◆ INSTRUCTION ◆
Return the listing below verbatim. Pictures do not belong in the copy.

◆ DATASET EXTRACT ◆
───
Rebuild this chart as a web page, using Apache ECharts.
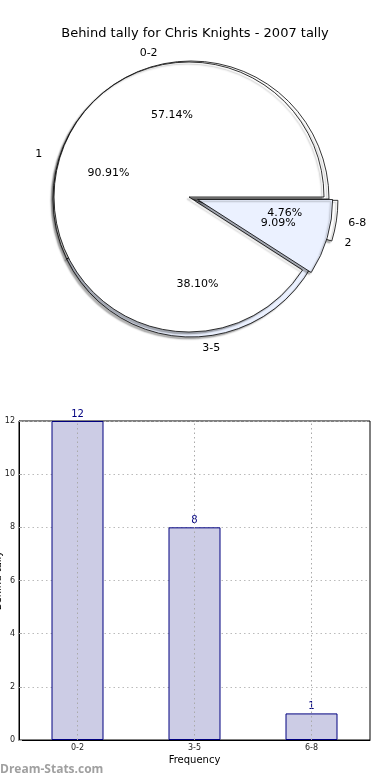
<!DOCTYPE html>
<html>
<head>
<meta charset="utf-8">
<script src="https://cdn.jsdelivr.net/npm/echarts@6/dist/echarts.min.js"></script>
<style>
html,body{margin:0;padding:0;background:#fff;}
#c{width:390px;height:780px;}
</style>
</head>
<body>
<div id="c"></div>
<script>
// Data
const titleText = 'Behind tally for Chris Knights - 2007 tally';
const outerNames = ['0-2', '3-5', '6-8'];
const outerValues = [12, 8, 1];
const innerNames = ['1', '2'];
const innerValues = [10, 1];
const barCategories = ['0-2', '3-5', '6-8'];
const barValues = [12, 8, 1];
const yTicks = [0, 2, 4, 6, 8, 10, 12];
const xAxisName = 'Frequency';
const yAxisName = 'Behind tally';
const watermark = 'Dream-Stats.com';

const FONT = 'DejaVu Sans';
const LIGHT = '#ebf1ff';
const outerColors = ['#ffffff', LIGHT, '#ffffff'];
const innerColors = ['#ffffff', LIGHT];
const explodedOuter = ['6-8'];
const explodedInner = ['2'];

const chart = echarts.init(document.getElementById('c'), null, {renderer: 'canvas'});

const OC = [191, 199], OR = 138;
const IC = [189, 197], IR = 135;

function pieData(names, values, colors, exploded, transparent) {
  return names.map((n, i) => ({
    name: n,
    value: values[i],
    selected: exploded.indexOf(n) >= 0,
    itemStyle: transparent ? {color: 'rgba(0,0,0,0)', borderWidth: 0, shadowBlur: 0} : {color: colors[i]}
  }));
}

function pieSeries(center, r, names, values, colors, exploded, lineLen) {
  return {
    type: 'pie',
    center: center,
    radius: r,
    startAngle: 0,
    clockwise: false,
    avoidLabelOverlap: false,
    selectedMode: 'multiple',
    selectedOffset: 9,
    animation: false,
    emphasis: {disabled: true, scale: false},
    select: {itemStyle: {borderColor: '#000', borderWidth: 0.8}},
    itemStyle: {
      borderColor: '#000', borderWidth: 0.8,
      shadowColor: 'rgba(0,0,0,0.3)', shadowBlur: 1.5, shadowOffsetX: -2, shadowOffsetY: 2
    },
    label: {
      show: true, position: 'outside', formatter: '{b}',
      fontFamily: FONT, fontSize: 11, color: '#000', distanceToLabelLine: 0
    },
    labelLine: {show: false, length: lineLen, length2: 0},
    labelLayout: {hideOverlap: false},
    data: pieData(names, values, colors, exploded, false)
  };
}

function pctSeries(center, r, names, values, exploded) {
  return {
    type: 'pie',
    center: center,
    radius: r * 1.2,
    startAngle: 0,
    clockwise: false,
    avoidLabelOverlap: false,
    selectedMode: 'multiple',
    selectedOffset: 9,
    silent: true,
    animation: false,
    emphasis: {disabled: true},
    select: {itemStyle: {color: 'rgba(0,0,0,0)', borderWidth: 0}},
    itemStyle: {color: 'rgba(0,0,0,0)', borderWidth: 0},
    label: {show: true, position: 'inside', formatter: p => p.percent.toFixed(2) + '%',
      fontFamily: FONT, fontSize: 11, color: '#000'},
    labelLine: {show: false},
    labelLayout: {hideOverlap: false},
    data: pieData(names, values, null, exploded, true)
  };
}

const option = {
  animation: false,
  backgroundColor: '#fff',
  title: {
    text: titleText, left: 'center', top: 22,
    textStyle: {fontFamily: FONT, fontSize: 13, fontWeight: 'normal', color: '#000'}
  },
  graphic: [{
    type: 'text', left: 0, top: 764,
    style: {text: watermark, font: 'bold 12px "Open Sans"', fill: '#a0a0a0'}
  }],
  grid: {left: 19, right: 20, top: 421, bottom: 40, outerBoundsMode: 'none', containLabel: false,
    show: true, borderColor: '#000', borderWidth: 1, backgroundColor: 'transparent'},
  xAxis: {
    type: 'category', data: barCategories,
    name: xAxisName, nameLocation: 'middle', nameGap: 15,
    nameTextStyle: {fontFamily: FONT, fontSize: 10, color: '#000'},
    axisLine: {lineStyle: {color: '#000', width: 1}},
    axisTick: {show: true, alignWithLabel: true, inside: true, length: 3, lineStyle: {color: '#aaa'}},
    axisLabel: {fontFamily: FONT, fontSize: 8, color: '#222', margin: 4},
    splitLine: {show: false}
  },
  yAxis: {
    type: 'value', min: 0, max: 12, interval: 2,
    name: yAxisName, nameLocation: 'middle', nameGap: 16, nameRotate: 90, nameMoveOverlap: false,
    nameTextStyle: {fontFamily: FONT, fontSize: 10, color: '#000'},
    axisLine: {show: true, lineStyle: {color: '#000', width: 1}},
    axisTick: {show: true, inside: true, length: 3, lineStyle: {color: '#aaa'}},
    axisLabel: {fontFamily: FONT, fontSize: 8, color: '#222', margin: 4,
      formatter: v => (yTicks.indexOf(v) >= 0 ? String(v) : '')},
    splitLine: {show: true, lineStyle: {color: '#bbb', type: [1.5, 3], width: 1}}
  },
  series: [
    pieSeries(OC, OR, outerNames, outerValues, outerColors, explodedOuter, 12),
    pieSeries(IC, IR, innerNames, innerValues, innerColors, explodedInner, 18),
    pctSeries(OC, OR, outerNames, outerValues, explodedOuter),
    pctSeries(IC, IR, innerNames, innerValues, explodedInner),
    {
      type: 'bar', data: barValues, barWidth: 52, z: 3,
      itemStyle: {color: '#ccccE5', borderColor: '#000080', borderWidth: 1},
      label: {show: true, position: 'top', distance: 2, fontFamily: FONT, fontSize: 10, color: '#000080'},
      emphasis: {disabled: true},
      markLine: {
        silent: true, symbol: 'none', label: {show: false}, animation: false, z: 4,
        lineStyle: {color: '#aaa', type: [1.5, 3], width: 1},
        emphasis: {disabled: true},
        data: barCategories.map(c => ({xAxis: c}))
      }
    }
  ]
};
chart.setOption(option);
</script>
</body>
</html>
───
◆ RESPONSE TO THIS EXERCISE ◆
Rebuild this chart as a web page, using Apache ECharts.
<!DOCTYPE html>
<html>
<head>
<meta charset="utf-8">
<script src="https://cdn.jsdelivr.net/npm/echarts@6/dist/echarts.min.js"></script>
<style>
html,body{margin:0;padding:0;background:#fff;}
#c{width:390px;height:780px;}
</style>
</head>
<body>
<div id="c"></div>
<script>
// Data
const titleText = 'Behind tally for Chris Knights - 2007 tally';
const outerNames = ['0-2', '3-5', '6-8'];
const outerValues = [12, 8, 1];
const innerNames = ['1', '2'];
const innerValues = [10, 1];
const barCategories = ['0-2', '3-5', '6-8'];
const barValues = [12, 8, 1];
const yTicks = [0, 2, 4, 6, 8, 10, 12];
const xAxisName = 'Frequency';
const yAxisName = 'Behind tally';
const watermark = 'Dream-Stats.com';

const FONT = 'DejaVu Sans';
const LIGHT = '#ebf1ff';
const outerColors = ['#ffffff', LIGHT, '#ffffff'];
const innerColors = ['#ffffff', LIGHT];
const explodedOuter = ['6-8'];
const explodedInner = ['2'];

const chart = echarts.init(document.getElementById('c'), null, {renderer: 'canvas'});

const OC = [191, 199], OR = 138;
const IC = [189, 197], IR = 135;

function pieData(names, values, colors, exploded, transparent) {
  return names.map((n, i) => ({
    name: n,
    value: values[i],
    selected: exploded.indexOf(n) >= 0,
    itemStyle: transparent ? {color: 'rgba(0,0,0,0)', borderWidth: 0, shadowBlur: 0} : {color: colors[i]}
  }));
}

function pieSeries(center, r, names, values, colors, exploded, lineLen) {
  return {
    type: 'pie',
    center: center,
    radius: r,
    startAngle: 0,
    clockwise: false,
    avoidLabelOverlap: false,
    selectedMode: 'multiple',
    selectedOffset: 9,
    animation: false,
    emphasis: {disabled: true, scale: false},
    select: {itemStyle: {borderColor: '#000', borderWidth: 0.8}},
    itemStyle: {
      borderColor: '#000', borderWidth: 0.8,
      shadowColor: 'rgba(0,0,0,0.3)', shadowBlur: 1.5, shadowOffsetX: -2, shadowOffsetY: 2
    },
    label: {
      show: true, position: 'outside', formatter: '{b}',
      fontFamily: FONT, fontSize: 11, color: '#000', distanceToLabelLine: 0
    },
    labelLine: {show: false, length: lineLen, length2: 0},
    labelLayout: {hideOverlap: false},
    data: pieData(names, values, colors, exploded, false)
  };
}

function pctSeries(center, r, names, values, exploded) {
  return {
    type: 'pie',
    center: center,
    radius: r * 1.2,
    startAngle: 0,
    clockwise: false,
    avoidLabelOverlap: false,
    selectedMode: 'multiple',
    selectedOffset: 9,
    silent: true,
    animation: false,
    emphasis: {disabled: true},
    select: {itemStyle: {color: 'rgba(0,0,0,0)', borderWidth: 0}},
    itemStyle: {color: 'rgba(0,0,0,0)', borderWidth: 0},
    label: {show: true, position: 'inside', formatter: p => p.percent.toFixed(2) + '%',
      fontFamily: FONT, fontSize: 11, color: '#000'},
    labelLine: {show: false},
    labelLayout: {hideOverlap: false},
    data: pieData(names, values, null, exploded, true)
  };
}

const option = {
  animation: false,
  backgroundColor: '#fff',
  title: {
    text: titleText, left: 'center', top: 22,
    textStyle: {fontFamily: FONT, fontSize: 13, fontWeight: 'normal', color: '#000'}
  },
  graphic: [{
    type: 'text', left: 0, top: 764,
    style: {text: watermark, font: 'bold 12px "Open Sans"', fill: '#a0a0a0'}
  }],
  grid: {left: 19, right: 20, top: 421, bottom: 40, outerBoundsMode: 'none', containLabel: false,
    show: true, borderColor: '#000', borderWidth: 1, backgroundColor: 'transparent'},
  xAxis: {
    type: 'category', data: barCategories,
    name: xAxisName, nameLocation: 'middle', nameGap: 15,
    nameTextStyle: {fontFamily: FONT, fontSize: 10, color: '#000'},
    axisLine: {lineStyle: {color: '#000', width: 1}},
    axisTick: {show: true, alignWithLabel: true, inside: true, length: 3, lineStyle: {color: '#aaa'}},
    axisLabel: {fontFamily: FONT, fontSize: 8, color: '#222', margin: 4},
    splitLine: {show: false}
  },
  yAxis: {
    type: 'value', min: 0, max: 12, interval: 2,
    name: yAxisName, nameLocation: 'middle', nameGap: 16, nameRotate: 90, nameMoveOverlap: false,
    nameTextStyle: {fontFamily: FONT, fontSize: 10, color: '#000'},
    axisLine: {show: true, lineStyle: {color: '#000', width: 1}},
    axisTick: {show: true, inside: true, length: 3, lineStyle: {color: '#aaa'}},
    axisLabel: {fontFamily: FONT, fontSize: 8, color: '#222', margin: 4,
      formatter: v => (yTicks.indexOf(v) >= 0 ? String(v) : '')},
    splitLine: {show: true, lineStyle: {color: '#bbb', type: [1.5, 3], width: 1}}
  },
  series: [
    pieSeries(OC, OR, outerNames, outerValues, outerColors, explodedOuter, 12),
    pieSeries(IC, IR, innerNames, innerValues, innerColors, explodedInner, 18),
    pctSeries(OC, OR, outerNames, outerValues, explodedOuter),
    pctSeries(IC, IR, innerNames, innerValues, explodedInner),
    {
      type: 'bar', data: barValues, barWidth: 52, z: 3,
      itemStyle: {color: '#ccccE5', borderColor: '#000080', borderWidth: 1},
      label: {show: true, position: 'top', distance: 2, fontFamily: FONT, fontSize: 10, color: '#000080'},
      emphasis: {disabled: true},
      markLine: {
        silent: true, symbol: 'none', label: {show: false}, animation: false, z: 4,
        lineStyle: {color: '#aaa', type: [1.5, 3], width: 1},
        emphasis: {disabled: true},
        data: barCategories.map(c => ({xAxis: c}))
      }
    }
  ]
};
chart.setOption(option);
</script>
</body>
</html>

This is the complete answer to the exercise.